— begin —
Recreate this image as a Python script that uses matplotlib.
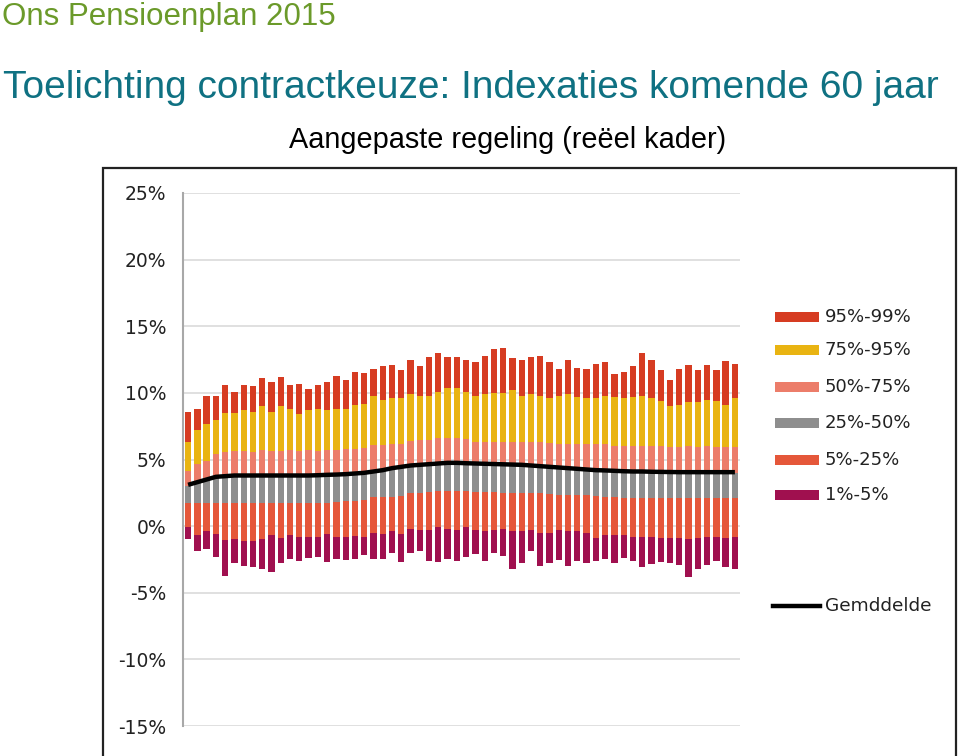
import numpy as np
import matplotlib
matplotlib.use("Agg")
import matplotlib.pyplot as plt
from matplotlib.patches import Rectangle
from matplotlib.lines import Line2D

# ---- data (percent), 60 years ----
years = list(range(1, 61))
p99 = [8.6, 8.8, 9.8, 9.8, 10.6, 10.1, 10.6, 10.5, 11.1, 10.8,
       11.2, 10.6, 10.7, 10.3, 10.6, 10.8, 11.3, 11.0, 11.6, 11.5,
       11.8, 12.0, 12.1, 11.7, 12.5, 12.0, 12.7, 13.0, 12.7, 12.7,
       12.5, 12.3, 12.8, 13.3, 13.4, 12.6, 12.5, 12.7, 12.8, 12.3,
       11.8, 12.5, 11.9, 11.8, 12.2, 12.3, 11.4, 11.6, 12.0, 13.0,
       12.5, 11.7, 11.0, 11.8, 12.1, 11.7, 12.1, 11.7, 12.4, 12.2]
p95 = [6.3, 7.2, 7.7, 8.0, 8.5, 8.5, 8.7, 8.6, 9.0, 8.6,
       9.0, 8.8, 8.4, 8.7, 8.8, 8.7, 8.8, 8.8, 9.1, 9.2,
       9.8, 9.5, 9.6, 9.6, 9.9, 9.8, 9.8, 10.1, 10.4, 10.4,
       10.1, 9.8, 9.9, 10.0, 10.0, 10.2, 9.8, 9.9, 9.8, 9.6,
       9.8, 9.9, 9.7, 9.6, 9.6, 9.8, 9.7, 9.6, 9.7, 9.8,
       9.6, 9.4, 9.0, 9.1, 9.3, 9.3, 9.5, 9.4, 9.1, 9.6]
p75 = [4.15, 4.65, 4.9, 5.4, 5.6, 5.65, 5.65, 5.6, 5.7, 5.65,
       5.65, 5.7, 5.65, 5.7, 5.65, 5.7, 5.7, 5.8, 5.8, 5.85,
       6.1, 6.1, 6.15, 6.15, 6.4, 6.45, 6.45, 6.6, 6.6, 6.6,
       6.55, 6.3, 6.3, 6.3, 6.3, 6.3, 6.3, 6.3, 6.3, 6.25,
       6.2, 6.2, 6.2, 6.2, 6.2, 6.15, 6.0, 6.0, 6.0, 6.0,
       6.0, 6.0, 5.95, 5.95, 6.0, 5.95, 6.0, 5.95, 5.95, 5.95]
p50 = [3.0, 3.2, 3.4, 3.6, 3.65, 3.7, 3.7, 3.7, 3.7, 3.7,
       3.7, 3.7, 3.7, 3.7, 3.7, 3.7, 3.75, 3.8, 3.85, 3.9,
       4.0, 4.1, 4.25, 4.35, 4.45, 4.5, 4.55, 4.6, 4.65, 4.65,
       4.6, 4.55, 4.55, 4.5, 4.5, 4.5, 4.45, 4.45, 4.4, 4.35,
       4.3, 4.25, 4.2, 4.15, 4.1, 4.1, 4.05, 4.05, 4.0, 4.0,
       3.95, 3.95, 3.95, 3.95, 3.95, 3.95, 3.95, 3.95, 3.95, 3.95]
p25 = [1.7, 1.7, 1.7, 1.7, 1.7, 1.7, 1.7, 1.7, 1.7, 1.7,
       1.7, 1.7, 1.7, 1.7, 1.7, 1.75, 1.8, 1.9, 1.9, 1.95,
       2.2, 2.2, 2.2, 2.25, 2.5, 2.5, 2.55, 2.6, 2.6, 2.6,
       2.6, 2.55, 2.55, 2.55, 2.5, 2.5, 2.5, 2.5, 2.45, 2.4,
       2.35, 2.3, 2.3, 2.3, 2.25, 2.2, 2.2, 2.1, 2.1, 2.1,
       2.1, 2.1, 2.1, 2.1, 2.1, 2.1, 2.1, 2.1, 2.1, 2.1]
p5 = [-0.05, -0.7, -0.4, -0.6, -1.05, -1.0, -1.1, -1.1, -1.0, -0.7,
      -0.9, -0.7, -0.8, -0.8, -0.8, -0.6, -0.85, -0.8, -0.75, -0.8,
      -0.5, -0.6, -0.4, -0.6, -0.2, -0.3, -0.3, -0.1, -0.2, -0.3,
      -0.1, -0.3, -0.4, -0.3, -0.2, -0.4, -0.4, -0.3, -0.5, -0.55,
      -0.3, -0.4, -0.4, -0.5, -0.9, -0.65, -0.65, -0.65, -0.8, -0.85,
      -0.85, -0.9, -0.9, -0.9, -1.0, -0.9, -0.8, -0.8, -0.9, -0.85]
p1 = [-1.0, -1.85, -1.7, -2.35, -3.75, -2.75, -3.0, -3.05, -3.2, -3.45,
      -2.75, -2.5, -2.6, -2.4, -2.35, -2.7, -2.5, -2.55, -2.5, -2.2,
      -2.5, -2.45, -2.05, -2.7, -2.05, -1.9, -2.6, -2.7, -2.5, -2.6,
      -2.3, -2.1, -2.6, -2.0, -2.25, -3.2, -2.8, -1.85, -3.0, -2.8,
      -2.55, -3.0, -2.6, -2.8, -2.65, -2.45, -2.75, -2.4, -2.65, -3.1,
      -2.85, -2.7, -2.8, -2.9, -3.8, -3.2, -2.9, -2.6, -3.05, -3.25]
mean = [3.1, 3.3, 3.5, 3.7, 3.75, 3.8, 3.8, 3.8, 3.8, 3.8,
        3.8, 3.8, 3.8, 3.8, 3.82, 3.85, 3.87, 3.9, 3.95, 4.0,
        4.1, 4.2, 4.35, 4.45, 4.55, 4.6, 4.65, 4.7, 4.75, 4.75,
        4.72, 4.7, 4.68, 4.66, 4.64, 4.62, 4.6, 4.55, 4.5, 4.45,
        4.4, 4.35, 4.3, 4.25, 4.2, 4.18, 4.15, 4.12, 4.1, 4.1,
        4.08, 4.07, 4.06, 4.05, 4.05, 4.05, 4.05, 4.05, 4.05, 4.05]

band_labels = ["95%-99%", "75%-95%", "50%-75%", "25%-50%", "5%-25%", "1%-5%"]
mean_label = "Gemddelde"
yticks = [25, 20, 15, 10, 5, 0, -5, -10, -15]

colors = ["#D63C22", "#E9B412", "#EC7D6A", "#8E8E8E", "#E5573A", "#A0104F"]

W, H = 960, 756
fig = plt.figure(figsize=(W / 100, H / 100), dpi=100)
fig.patch.set_facecolor("white")

def fx(px):
    return px / W

def fy(py):
    return 1 - py / H

# titles
fig.text(fx(2), fy(17), "Ons Pensioenplan 2015", fontsize=22.5, color="#6B9A2A",
         family="Liberation Sans", va="center", ha="left")
fig.text(fx(3), fy(88), "Toelichting contractkeuze: Indexaties komende 60 jaar",
         fontsize=28.0, color="#0F7182", family="Liberation Sans", va="center", ha="left")
fig.text(fx(508), fy(140), "Aangepaste regeling (reëel kader)", fontsize=20.8,
         color="black", family="Liberation Sans", va="center", ha="center")

# chart frame
fig.add_artist(Rectangle((fx(103), fy(760)), fx(956) - fx(103), fy(168) - fy(760),
                         transform=fig.transFigure, fill=False, edgecolor="#222222",
                         linewidth=1.6))

ax = fig.add_axes([fx(183), fy(726), fx(740) - fx(183), fy(193) - fy(726)])
x = np.arange(len(years))
p99a, p95a, p75a, p50a, p25a, p5a, p1a = map(np.array, (p99, p95, p75, p50, p25, p5, p1))
bounds = [(p95a, p99a), (p75a, p95a), (p50a, p75a), (p25a, p50a), (p5a, p25a), (p1a, p5a)]
bw = 0.68
for (lo, hi), c in zip(bounds, colors):
    ax.bar(x, hi - lo, bottom=lo, width=bw, color=c, linewidth=0, zorder=3)
ax.plot(x, mean, color="black", linewidth=3.2, zorder=5, solid_capstyle="butt")

ax.set_xlim(-0.55, len(years) - 0.45)
ax.set_ylim(-15, 25)
ax.set_yticks(yticks)
ax.set_yticklabels([f"{t}%" for t in yticks], family="DejaVu Sans", fontsize=13.5,
                   color="#222222")
ax.set_xticks([])
ax.grid(axis="y", color="#DADADA", linewidth=1.2, zorder=0)
for s in ["top", "right", "bottom"]:
    ax.spines[s].set_visible(False)
ax.spines["left"].set_color("#A8A8A8")
ax.spines["left"].set_linewidth(1.5)
ax.tick_params(axis="y", length=0, pad=12)

# legend
rows = [317, 350, 387, 423, 460, 495]
for lab, c, ry in zip(band_labels, colors, rows):
    fig.add_artist(Rectangle((fx(775), fy(ry + 5)), fx(819) - fx(775), fy(ry - 5) - fy(ry + 5),
                             transform=fig.transFigure, facecolor=c, edgecolor="none"))
    fig.text(fx(825), fy(ry), lab, fontsize=13, family="DejaVu Sans", color="#222222",
             va="center", ha="left")
fig.add_artist(Line2D([fx(773), fx(820)], [fy(606), fy(606)], transform=fig.transFigure,
                      color="black", linewidth=3.2))
fig.text(fx(825), fy(606), mean_label, fontsize=13.3, family="DejaVu Sans", color="#222222",
         va="center", ha="left")

fig.savefig("out.png", dpi=100, facecolor="white")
— end —
# SHORT TASK
From the listing, copy each line containing the word "matplotlib".

# RESULT OF THE TASK
Recreate this image as a Python script that uses matplotlib.
import matplotlib
matplotlib.use("Agg")
import matplotlib.pyplot as plt
from matplotlib.patches import Rectangle
from matplotlib.lines import Line2D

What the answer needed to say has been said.